У дяди Салихи трясутся руки, когда большой говорит:
– Муджахиды хотят, чтобы Салиха стала их сестрой.
Салиха, обутая в сапоги, ночующая в одном шатре с мужчинами, – всем своим существом семидесятилетний старик восстает против этой мысли.
– Она и сейчас уже заглядывается на парней, – говорит он, – перечит, когда с ней разговариваешь, вместо того чтобы молчать, как того требуют приличия.
– Но ведь вы же знаете, что она несколько месяцев возглавляет женскую ячейку в деревне? – спрашивает большой, – и, выполняя наши задания, разговаривает с мужчинами.
Водворяется долгое молчание. Старик хмурит брови и комкает свою бороду. Тогда вмешивается мать:
– Если это ее и ваша воля… Но я хочу знать, куда она пойдет, мы сами отведем ее в горы.
* * *
Позиция расположена на склоне столовой горы.
Словно крышка гигантского гроба, торчит она из густого кустарника. Веками сползавшая почва образовала на склонах горы круговую насыпь, вал, – идеальное укрытие для дозорных.
Отсюда сверху на большом расстоянии просматривается вся окружающая местность.
Вдали отчетливо видны три точки, двигающиеся по направлению к холму.
Достигнув подножия горы, они обретают размер карандашных огрызков. Часовой только и ждет этого момента. Он поднимает руку и кричит: «Они идут!»
Быстро, насколько позволяет каменистая почва и колючий кустарник, муджахиды сбегаются к месту сбора. Даже теперь, когда весь взвод собран на узком клочке земли, его можно обнаружить только с воздуха – настолько высок вал, опоясывающий столовую гору.
Пока солдаты прихорашиваются, франтовато повязывая шейные платки и до блеска начищая оружие, проходит еще добрых полчаса.
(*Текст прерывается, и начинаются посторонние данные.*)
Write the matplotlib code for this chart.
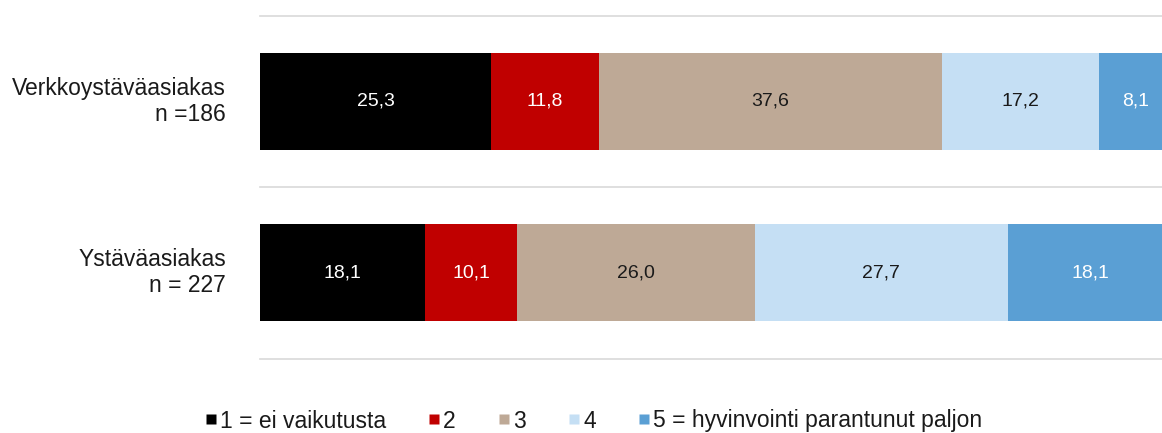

Потом мужчина и обе женщины спускаются в траншею.
Одна из них молодая, с тонкой стройной шеей и узкими плечами. В ее честь построен взвод.
– Салиха, муджахиды приветствуют тебя, – обращается к ней один из солдат взвода. – Твое решение стать бойцом вселяет в нас силы и мужество. Мы никогда не забудем, что ты сестра, а мы твои братья и все мы одна семья.
Дядя подводит девушку к командиру взвода. Люди замерли в торжественном молчании, только ветер, срывая мелкие камешки, с шуршанием гонит их по загрубелым, изборожденным трещинами скалам. Лейтенант вручает Салихе пистолет.